__Instruction__: Copy the material that follows word for word and omit its pictures.
____________________
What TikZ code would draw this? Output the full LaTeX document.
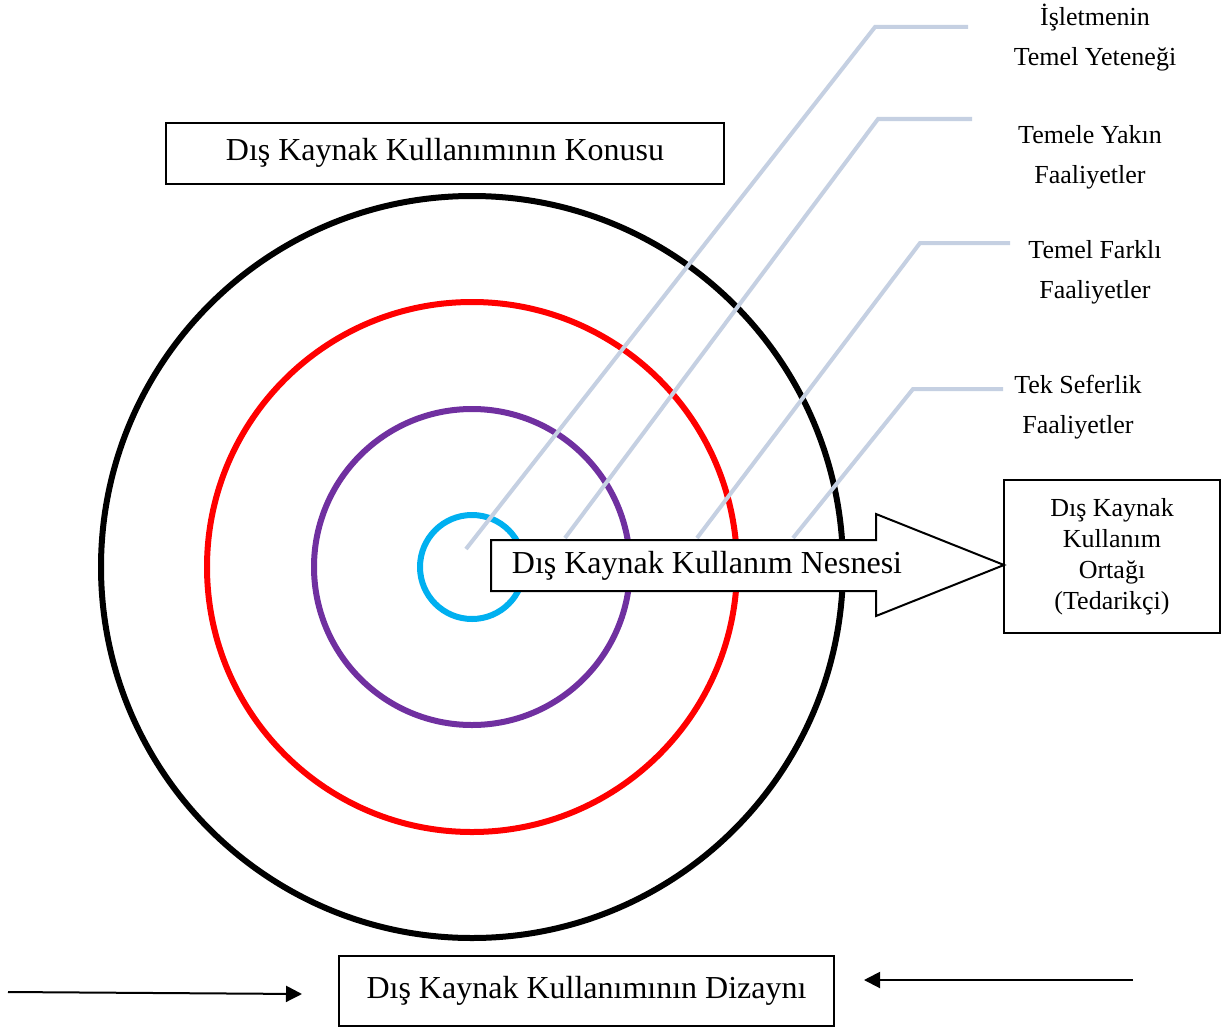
\documentclass[tikz,border=0pt]{standalone}
\usepackage{fontspec}
\setmainfont{Liberation Serif}
\usetikzlibrary{arrows.meta}

\definecolor{leadcol}{RGB}{197,208,226}
\definecolor{ringcyan}{RGB}{0,176,240}
\definecolor{ringpurple}{RGB}{112,48,160}
\definecolor{ringred}{RGB}{255,0,0}

\tikzset{
  ring/.style={line width=6pt},
  leader/.style={draw=leadcol, line width=4pt},
  bigtext/.style={font=\fontsize{32}{38}\selectfont},
  labeltext/.style={font=\fontsize{26}{40}\selectfont, align=center},
  framebox/.style={draw=black, line width=2pt, bigtext, inner sep=0pt},
  flowarrow/.style={draw=black, line width=2pt, -{Triangle[length=16pt,width=16pt]}}
}

\begin{document}
\begin{tikzpicture}[x=1pt,y=-1pt]
  \path[use as bounding box, fill=white] (0,0) rectangle (1230,1030);

  % concentric rings
  \coordinate (c) at (472,567);
  \draw[ring, black]      (c) circle[radius=371];
  \draw[ring, ringred]    (c) circle[radius=265];
  \draw[ring, ringpurple] (c) circle[radius=158];
  \draw[ring, ringcyan]   (c) circle[radius=52];

  % leader lines
  \coordinate (l1a) at (466,549);  \coordinate (l1b) at (875,27);  \coordinate (l1c) at (968,27);
  \coordinate (l2a) at (565,538);  \coordinate (l2b) at (878,119); \coordinate (l2c) at (972,119);
  \coordinate (l3a) at (697,538);  \coordinate (l3b) at (920,243); \coordinate (l3c) at (1010,243);
  \coordinate (l4a) at (793,538);  \coordinate (l4b) at (913,389); \coordinate (l4c) at (1003,389);
  \draw[leader] (l1a) -- (l1b) -- (l1c);
  \draw[leader] (l2a) -- (l2b) -- (l2c);
  \draw[leader] (l3a) -- (l3b) -- (l3c);
  \draw[leader] (l4a) -- (l4b) -- (l4c);

  % leader labels
  \node[labeltext] (lab1) at (1095,38)  {İşletmenin\\Temel Yeteneği};
  \node[labeltext] (lab2) at (1090,157) {Temele Yakın\\Faaliyetler};
  \node[labeltext] (lab3) at (1095,272) {Temel Farklı\\Faaliyetler};
  \node[labeltext] (lab4) at (1078,407) {Tek Seferlik\\Faaliyetler};

  % top and bottom boxes
  \node[framebox, minimum width=558, minimum height=61] (konu) at (445,153)
    {\raisebox{-2pt}{Dış Kaynak Kullanımının Konusu}};
  \node[framebox, minimum width=495, minimum height=70] (dizayn) at (586.5,991)
    {Dış Kaynak Kullanımının Dizaynı};

  % block arrow
  \draw[black, line width=2pt, fill=white]
    (491,540) -- (876,540) -- (876,514) -- (1004,565) -- (876,616)
    -- (876,591) -- (491,591) -- cycle;
  \node[bigtext] (nesne) at (707,566) {Dış Kaynak Kullanım Nesnesi};

  % supplier box
  \node[draw=black, line width=2pt, inner sep=0pt,
        minimum width=216, minimum height=153,
        font=\fontsize{26}{31}\selectfont, align=center] (ortak) at (1112,556.5)
    {Dış Kaynak\\Kullanım\\Ortağı\\(Tedarikçi)};

  % side arrows toward the design box
  \coordinate (la) at (8,992);
  \coordinate (lb) at (302,994);
  \coordinate (ra) at (1133,980);
  \coordinate (rb) at (864,980);
  \draw[flowarrow] (la) -- (lb);
  \draw[flowarrow] (ra) -- (rb);
\end{tikzpicture}
\end{document}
____________________
__Result for this task__:
What TikZ code would draw this? Output the full LaTeX document.
\documentclass[tikz,border=0pt]{standalone}
\usepackage{fontspec}
\setmainfont{Liberation Serif}
\usetikzlibrary{arrows.meta}

\definecolor{leadcol}{RGB}{197,208,226}
\definecolor{ringcyan}{RGB}{0,176,240}
\definecolor{ringpurple}{RGB}{112,48,160}
\definecolor{ringred}{RGB}{255,0,0}

\tikzset{
  ring/.style={line width=6pt},
  leader/.style={draw=leadcol, line width=4pt},
  bigtext/.style={font=\fontsize{32}{38}\selectfont},
  labeltext/.style={font=\fontsize{26}{40}\selectfont, align=center},
  framebox/.style={draw=black, line width=2pt, bigtext, inner sep=0pt},
  flowarrow/.style={draw=black, line width=2pt, -{Triangle[length=16pt,width=16pt]}}
}

\begin{document}
\begin{tikzpicture}[x=1pt,y=-1pt]
  \path[use as bounding box, fill=white] (0,0) rectangle (1230,1030);

  % concentric rings
  \coordinate (c) at (472,567);
  \draw[ring, black]      (c) circle[radius=371];
  \draw[ring, ringred]    (c) circle[radius=265];
  \draw[ring, ringpurple] (c) circle[radius=158];
  \draw[ring, ringcyan]   (c) circle[radius=52];

  % leader lines
  \coordinate (l1a) at (466,549);  \coordinate (l1b) at (875,27);  \coordinate (l1c) at (968,27);
  \coordinate (l2a) at (565,538);  \coordinate (l2b) at (878,119); \coordinate (l2c) at (972,119);
  \coordinate (l3a) at (697,538);  \coordinate (l3b) at (920,243); \coordinate (l3c) at (1010,243);
  \coordinate (l4a) at (793,538);  \coordinate (l4b) at (913,389); \coordinate (l4c) at (1003,389);
  \draw[leader] (l1a) -- (l1b) -- (l1c);
  \draw[leader] (l2a) -- (l2b) -- (l2c);
  \draw[leader] (l3a) -- (l3b) -- (l3c);
  \draw[leader] (l4a) -- (l4b) -- (l4c);

  % leader labels
  \node[labeltext] (lab1) at (1095,38)  {İşletmenin\\Temel Yeteneği};
  \node[labeltext] (lab2) at (1090,157) {Temele Yakın\\Faaliyetler};
  \node[labeltext] (lab3) at (1095,272) {Temel Farklı\\Faaliyetler};
  \node[labeltext] (lab4) at (1078,407) {Tek Seferlik\\Faaliyetler};

  % top and bottom boxes
  \node[framebox, minimum width=558, minimum height=61] (konu) at (445,153)
    {\raisebox{-2pt}{Dış Kaynak Kullanımının Konusu}};
  \node[framebox, minimum width=495, minimum height=70] (dizayn) at (586.5,991)
    {Dış Kaynak Kullanımının Dizaynı};

  % block arrow
  \draw[black, line width=2pt, fill=white]
    (491,540) -- (876,540) -- (876,514) -- (1004,565) -- (876,616)
    -- (876,591) -- (491,591) -- cycle;
  \node[bigtext] (nesne) at (707,566) {Dış Kaynak Kullanım Nesnesi};

  % supplier box
  \node[draw=black, line width=2pt, inner sep=0pt,
        minimum width=216, minimum height=153,
        font=\fontsize{26}{31}\selectfont, align=center] (ortak) at (1112,556.5)
    {Dış Kaynak\\Kullanım\\Ortağı\\(Tedarikçi)};

  % side arrows toward the design box
  \coordinate (la) at (8,992);
  \coordinate (lb) at (302,994);
  \coordinate (ra) at (1133,980);
  \coordinate (rb) at (864,980);
  \draw[flowarrow] (la) -- (lb);
  \draw[flowarrow] (ra) -- (rb);
\end{tikzpicture}
\end{document}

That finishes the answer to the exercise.